Is Trie an Important Data Structure?
When it comes to efficiently storing and retrieving data, choosing the right data structure is crucial. One such data structure that often stands out for its efficiency in handling dictionaries and search functionalities is the Trie.
What is a Trie?
A Trie, also known as a prefix tree, is a tree-like data structure that stores and retrieves strings efficiently. It allows for rapid searching, insertion, and deletion of words by utilizing the prefix property of strings.
Structure of a Trie
A Trie consists of nodes, where each node represents a character in a string. The root node typically represents an empty string or the root of the dictionary. Each node can have multiple child nodes, each representing the next character in the string.
To represent words, a Trie utilizes special markers at the end of each word. These markers indicate that a particular node represents the end of a word.
Advantages of Using a Trie
- Efficient Search: Tries excel at searching for words with common prefixes. The search time complexity is directly proportional to the length of the word being searched, making it incredibly fast.
- Autocomplete and Predictive Text: Tries are widely used in autocomplete and predictive text features found in search engines and messaging applications.

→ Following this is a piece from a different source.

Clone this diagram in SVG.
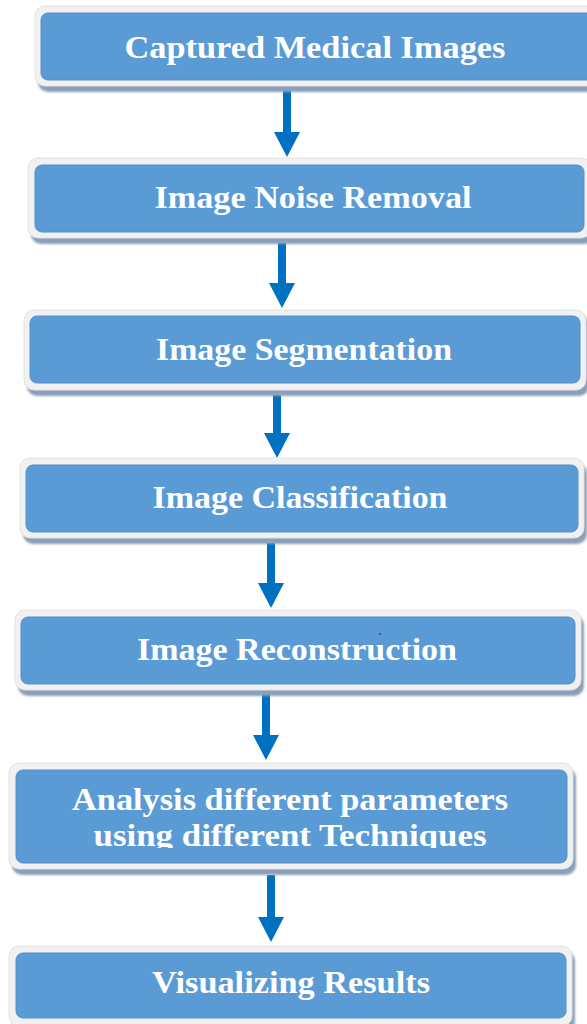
<svg xmlns="http://www.w3.org/2000/svg" width="587" height="1024" viewBox="0 0 587 1024">
<style>
.sh{fill:#8a9fba;filter:url(#b)}
.out{fill:#f1f1f1;stroke:#e2e2e2;stroke-width:1}
.in{fill:#5b9bd5;stroke:#5590cb;stroke-width:1}
.t{font-family:"Liberation Serif","Times New Roman",serif;font-weight:bold;font-size:31px;fill:#ffffff;text-anchor:middle}
.ln{stroke:#0070c0;stroke-width:8;fill:none}
.hd{fill:#0070c0}
</style>
<defs>
<filter id="b" x="-5%" y="-20%" width="110%" height="140%"><feGaussianBlur stdDeviation="1"/></filter>
<clipPath id="c6"><rect x="0" y="760" width="587" height="88"/></clipPath>
</defs>
<rect width="587" height="1024" fill="#ffffff"/>
<g id="connectors">
<line class="ln" x1="287" y1="90" x2="287" y2="135"/><polygon class="hd" points="274,132 300,132 287,157"/>
<line class="ln" x1="282" y1="243" x2="282" y2="286"/><polygon class="hd" points="269,283 295,283 282,308"/>
<line class="ln" x1="277" y1="395" x2="277" y2="436"/><polygon class="hd" points="264,433 290,433 277,458"/>
<line class="ln" x1="271" y1="543" x2="271" y2="586"/><polygon class="hd" points="258,583 284,583 271,608"/>
<line class="ln" x1="266" y1="693" x2="266" y2="738"/><polygon class="hd" points="253,735 279,735 266,760"/>
<line class="ln" x1="271" y1="875" x2="271" y2="920"/><polygon class="hd" points="258,917 284,917 271,942"/>
</g>
<g id="n1">
<rect class="sh" x="38" y="11" width="570" height="81" rx="10"/>
<rect class="out" x="35" y="6" width="570" height="80" rx="10"/>
<rect class="in" x="41" y="13" width="560" height="67" rx="7"/>
<text class="t" x="315" y="58" textLength="381" lengthAdjust="spacingAndGlyphs">Captured Medical Images</text>
</g>
<g id="n2">
<rect class="sh" x="31" y="163" width="563" height="81" rx="10"/>
<rect class="out" x="28" y="158" width="563" height="80" rx="10"/>
<rect class="in" x="35" y="165" width="549" height="67" rx="7"/>
<text class="t" x="313" y="208" textLength="317" lengthAdjust="spacingAndGlyphs">Image Noise Removal</text>
</g>
<g id="n3">
<rect class="sh" x="27" y="315" width="562" height="81" rx="10"/>
<rect class="out" x="24" y="310" width="562" height="80" rx="10"/>
<rect class="in" x="30" y="316" width="550" height="67" rx="7"/>
<text class="t" x="304" y="360" textLength="296" lengthAdjust="spacingAndGlyphs">Image Segmentation</text>
</g>
<g id="n4">
<rect class="sh" x="23" y="463" width="564" height="81" rx="10"/>
<rect class="out" x="20" y="458" width="564" height="80" rx="10"/>
<rect class="in" x="26" y="465" width="552" height="67" rx="7"/>
<text class="t" x="300" y="508" textLength="295" lengthAdjust="spacingAndGlyphs">Image Classification</text>
</g>
<g id="n5">
<rect class="sh" x="18" y="615" width="566" height="81" rx="10"/>
<rect class="out" x="15" y="610" width="566" height="80" rx="10"/>
<rect class="in" x="21" y="617" width="554" height="67" rx="7"/>
<text class="t" x="297" y="660" textLength="320" lengthAdjust="spacingAndGlyphs">Image Reconstruction</text>
<circle cx="380" cy="634" r="1" fill="#1f3fd0"/>
</g>
<g id="n6">
<rect class="sh" x="12" y="768" width="564" height="107" rx="10"/>
<rect class="out" x="9" y="763" width="564" height="106" rx="10"/>
<rect class="in" x="16" y="770" width="551" height="93" rx="7"/>
<text class="t" x="290" y="810" textLength="436" lengthAdjust="spacingAndGlyphs">Analysis different parameters</text>
<text class="t" x="290" y="846" textLength="393" lengthAdjust="spacingAndGlyphs" clip-path="url(#c6)">using different Techniques</text>
</g>
<g id="n7">
<rect class="sh" x="12" y="951" width="563" height="80" rx="10"/>
<rect class="out" x="9" y="946" width="563" height="80" rx="10"/>
<rect class="in" x="16" y="953" width="550" height="65" rx="7"/>
<text class="t" x="291" y="993" textLength="278" lengthAdjust="spacingAndGlyphs">Visualizing Results</text>
</g>
</svg>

Their ability to quickly retrieve all possible words based on partial input makes them ideal for these scenarios.
- Duplicate Word Removal: Tries inherently handle duplicate words efficiently. By marking nodes representing complete words, duplicate entries are automatically eliminated.
- Data Compression: Tries can compress data by merging common prefixes into a single node. This compression technique reduces the memory footprint required to store large dictionaries.
Limitations of Tries
While Trie data structures offer numerous advantages, they also have some limitations:
- Memory Usage: Tries can consume a significant amount of memory, especially when dealing with large datasets or long words. Each character in a word requires a separate node, which can result in substantial memory overhead.

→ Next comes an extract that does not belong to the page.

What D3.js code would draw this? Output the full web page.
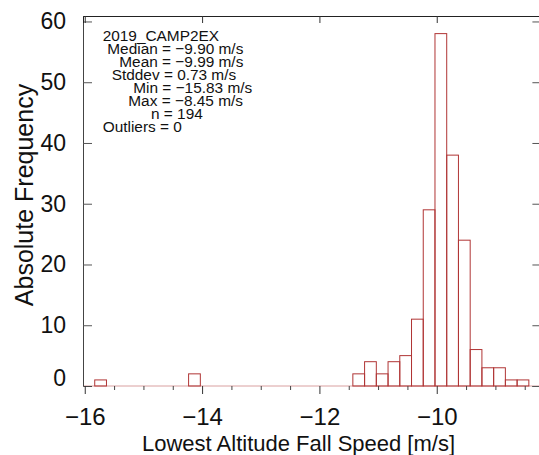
<!DOCTYPE html>
<html><head><meta charset="utf-8">
<script src="https://cdn.jsdelivr.net/npm/d3@7"></script>
<style>body{margin:0;background:#fff}svg{display:block}text{font-family:"Liberation Sans",Arial,Helvetica,sans-serif}</style>
</head><body><svg id="c" width="539" height="455"></svg>
<script>
const binLefts = [-15.83,-15.63,-15.43,-15.23,-15.03,-14.83,-14.63,-14.43,-14.23,-14.03,-13.83,-13.63,-13.43,-13.23,-13.03,-12.83,-12.63,-12.43,-12.23,-12.03,-11.83,-11.63,-11.43,-11.23,-11.03,-10.83,-10.63,-10.43,-10.23,-10.03,-9.83,-9.63,-9.43,-9.23,-9.03,-8.83,-8.63];
const binWidth = 0.2;
const counts = [1,0,0,0,0,0,0,0,2,0,0,0,0,0,0,0,0,0,0,0,0,0,2,4,2,4,5,11,29,58,38,24,6,3,3,1,1];
const xMajorTicks = [-16,-14,-12,-10];
const xMinorTicks = [-15.5,-15,-14.5,-13.5,-13,-12.5,-11.5,-11,-10.5,-9.5,-9,-8.5];
const yTicks = [0,10,20,30,40,50,60];
const statLines = ["2019_CAMP2EX","Median = \u22129.90 m/s","Mean = \u22129.99 m/s","Stddev = 0.73 m/s","Min = \u221215.83 m/s","Max = \u22128.45 m/s","n = 194","Outliers = 0"];
const statIndent = [0,4.6,16.6,9,30.6,25.6,48.3,0];

const L=83, R=539.4, T=16, B=386;
const x = d3.scaleLinear().domain([-16.03,-8.25]).range([L,R]);
const y = d3.scaleLinear().domain([0,60.9]).range([B,T]);
const svg = d3.select("#c");

// baseline
svg.append("line").attr("x1",L).attr("x2",R).attr("y1",B).attr("y2",B)
  .attr("stroke","#d9a0a0").attr("stroke-width",1);

// bars
svg.append("g").selectAll("rect").data(binLefts).join("rect")
  .attr("x",(d)=>x(d)).attr("width",(d)=>x(d+binWidth)-x(d))
  .attr("y",(d,i)=>y(counts[i])).attr("height",(d,i)=>B-y(counts[i]))
  .attr("fill","none").attr("stroke","#b03535").attr("stroke-width",1);

// left axis
const gl = svg.append("g").attr("transform",`translate(${L},0)`)
  .call(d3.axisLeft(y).tickValues(yTicks).tickSize(-9).tickPadding(17).tickFormat(d3.format("d")));
gl.select(".domain").attr("stroke","#444");
gl.selectAll(".tick line").attr("stroke","#555");
gl.selectAll(".tick text").attr("font-size",23).attr("fill","#111")
  .attr("dy",(d)=> d===0 ? "-0.02em" : "0.32em");
gl.selectAll(".tick").filter(d=>d===0).select("line").remove();

// right axis
const gr = svg.append("g").attr("transform",`translate(${R},0)`)
  .call(d3.axisRight(y).tickValues(yTicks).tickSize(-7).tickFormat(""));
gr.select(".domain").attr("stroke","#444");
gr.selectAll(".tick line").attr("stroke","#555");

// top axis
const gt = svg.append("g").attr("transform",`translate(0,${T})`)
  .call(d3.axisTop(x).tickValues(xMajorTicks).tickSize(-7).tickFormat(""));
gt.select(".domain").attr("stroke","#222");
gt.selectAll(".tick line").attr("stroke","#333");

// bottom axis (major + minor)
const gb = svg.append("g").attr("transform",`translate(0,${B})`)
  .call(d3.axisBottom(x).tickValues(xMajorTicks).tickSize(8).tickPadding(14).tickFormat(d3.format("d")));
gb.select(".domain").remove();
gb.selectAll(".tick line").attr("stroke","#333");
gb.selectAll(".tick text").attr("font-size",24).attr("fill","#111");
const gbm = svg.append("g").attr("transform",`translate(0,${B})`)
  .call(d3.axisBottom(x).tickValues(xMinorTicks).tickSize(4).tickFormat(""));
gbm.select(".domain").remove();
gbm.selectAll(".tick line").attr("stroke","#444");

// axis titles
svg.append("text").attr("x",298.5).attr("y",451).attr("text-anchor","middle")
  .attr("font-size",22).attr("fill","#111").text("Lowest Altitude Fall Speed [m/s]");
svg.append("text").attr("transform","translate(33,195) rotate(-90)").attr("text-anchor","middle")
  .attr("font-size",25).attr("fill","#111").text("Absolute Frequency");

// stats text
svg.append("g").selectAll("text").data(statLines).join("text")
  .attr("x",(d,i)=>102.7+statIndent[i]).attr("y",(d,i)=>40.5+13*i)
  .attr("font-size",15.4).attr("fill","#111").text(d=>d);
</script></body></html>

- Complexity: Implementing and maintaining a Trie can be complex compared to other data structures.
The need for efficient algorithms to insert and delete nodes while preserving the Trie’s integrity adds complexity to the implementation.
- Noisy Data: Tries may not perform optimally when dealing with noisy data or datasets that contain many misspelled words or variations. In such cases, alternative data structures might be more suitable.
Conclusion
In conclusion, Trie is an important data structure that offers efficient searching, autocomplete functionality, and duplicate word removal. While it has its limitations, understanding the strengths and weaknesses of Tries can help you determine whether they are suitable for your specific use case. Consider factors such as dataset size, expected operations, and memory constraints before incorporating Tries into your projects.